Second, you may find it more difficult to stay on top of multiple purchases and payments, complicating your ability to track your spending and accurately budget. Plus, even if you make every payment on time, using BNPL services often won’t build your credit score, which can haunt you later if you’re trying to get a home mortgage, rent an apartment, or even get a job!
But to my mind, the most serious downside of BNPL is the temptation to overspend. As behavioral economists have shown us, we humans don’t always (or even often) make the soundest financial decisions. Our emotions and biases can easily take over our common sense. Therefore, a basic tenet of behavioral economics is to make the good things easy—and the bad things hard.
BNPL (and online shopping, for that matter) can do the opposite. In fact, one study found that 45 percent of BNPL users make purchases that don’t fit in their budget. In other words, by easing the way for impulse purchases, BNPL can make it very easy to live beyond your means—which can stand in your way of building a solid financial future.

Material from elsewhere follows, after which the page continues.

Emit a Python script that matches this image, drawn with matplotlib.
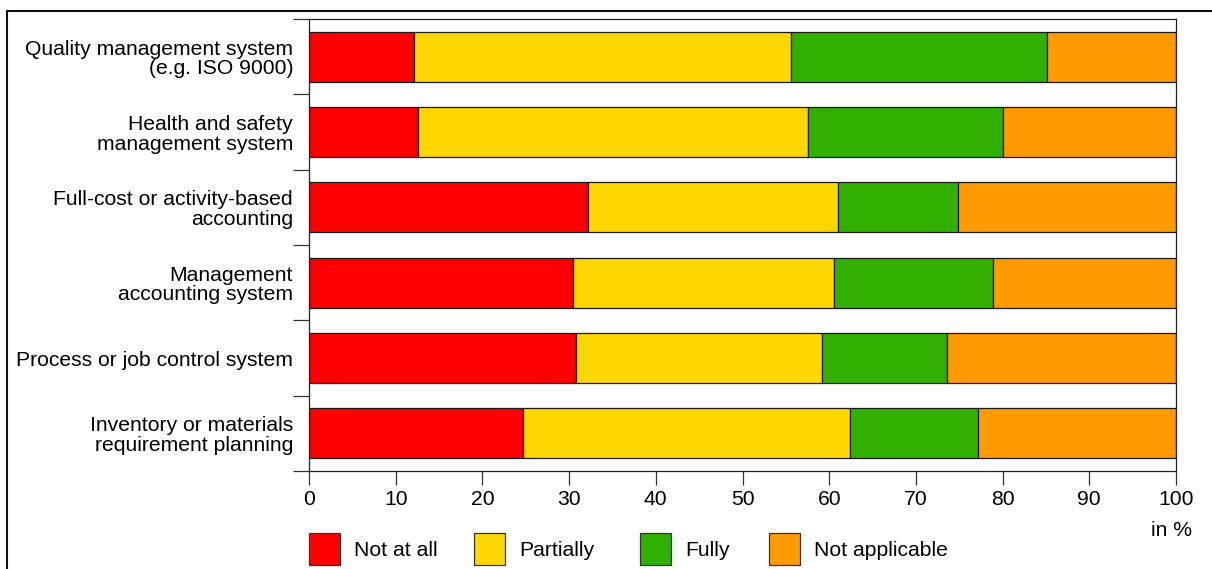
import numpy as np
import matplotlib
matplotlib.use("Agg")
import matplotlib.pyplot as plt
from matplotlib.lines import Line2D
from matplotlib.patches import Patch

plt.rcParams['font.family'] = ['Liberation Sans', 'DejaVu Sans']

categories = [
    "Quality management system\n(e.g. ISO 9000)",
    "Health and safety\nmanagement system",
    "Full-cost or activity-based\naccounting",
    "Management\naccounting system",
    "Process or job control system",
    "Inventory or materials\nrequirement planning",
]
series = ["Not at all", "Partially", "Fully", "Not applicable"]
not_at_all = [12.1, 12.6, 32.2, 30.5, 30.8, 24.7]
partially = [43.5, 45.0, 28.8, 30.1, 28.4, 37.7]
fully = [29.5, 22.4, 13.9, 18.3, 14.4, 14.8]
not_applicable = [14.9, 20.0, 25.1, 21.1, 26.4, 22.8]
colors = ["#ff0000", "#ffd700", "#31b000", "#ff9a00"]
xticks = [0, 10, 20, 30, 40, 50, 60, 70, 80, 90, 100]

FS = 15.25
fig = plt.figure(figsize=(12.12, 5.69), dpi=100)
ax = fig.add_axes([309/1212, 1 - 471/569, (1176-309)/1212, (471-19)/569])

y = np.arange(len(categories))
left = np.zeros(len(categories))
for vals, name, col in zip([not_at_all, partially, fully, not_applicable], series, colors):
    ax.barh(y, vals, left=left, height=0.665, color=col, edgecolor="#1a1a1a",
            linewidth=0.9, label=name)
    left += np.array(vals)

ax.set_xlim(0, 100)
ax.set_ylim(len(categories) - 0.5, -0.5)
ax.set_xticks(xticks)
ax.set_yticks(y)
ax.set_yticklabels(categories, fontsize=FS, linespacing=1.05)
ax.set_yticks(np.arange(-0.5, len(categories)), minor=True)
ax.tick_params(axis="y", which="major", length=0, pad=11.5)
ax.tick_params(axis="y", which="minor", length=11.5, width=0.9, color="#333333")
ax.tick_params(axis="x", length=10, width=0.9, color="#333333", labelsize=FS, pad=4)
for s in ax.spines.values():
    s.set_linewidth(0.9)
    s.set_color("#222222")

fig.text(1192/1212, 1 - 530/569, "in %", ha="right", va="center", fontsize=FS)

# legend entries placed side by side under the axes
legend_x = [309, 474, 640, 769]
for lx, name, col in zip(legend_x, series, colors):
    h = Patch(facecolor=col, edgecolor="#333333", linewidth=0.9)
    fig.legend([h], [name], loc="center left",
               bbox_to_anchor=(lx / 1212, 1 - 549/569),
               frameon=False, fontsize=FS, handlelength=1.46, handleheight=1.88,
               handletextpad=0.66, borderpad=0, borderaxespad=0)

# outer frame (top and left edges)
fig.add_artist(Line2D([7/1212, 1], [1 - 11/569, 1 - 11/569], color="#111111", linewidth=1.5))
fig.add_artist(Line2D([7/1212, 7/1212], [0, 1 - 11/569], color="#111111", linewidth=1.5))

fig.savefig("out.png", dpi=100)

The tried-and-true rules of money management still hold
Like credit cards or debit cards, a BNPL service is simply a financial tool. It’s not universally good or bad in all situations, but just a way for you to manage your finances. The key is for you to remain in charge, and not let the tool rule you or cause you financial harm.
To keep impulse buying (and your budget) in check, keep your goals top of mind and consider the benefits of just paying cash. If you’re disciplined about budgeting and saving, spreading out your payments over time can be helpful. But if you use BNPL to support an unsustainable lifestyle or it’s impeding your ability to fund other important goals (an emergency fund, retirement, paying down existing debt), that’s a problem. In those cases, it’s best to take a deep breath and walk away from your shopping cart.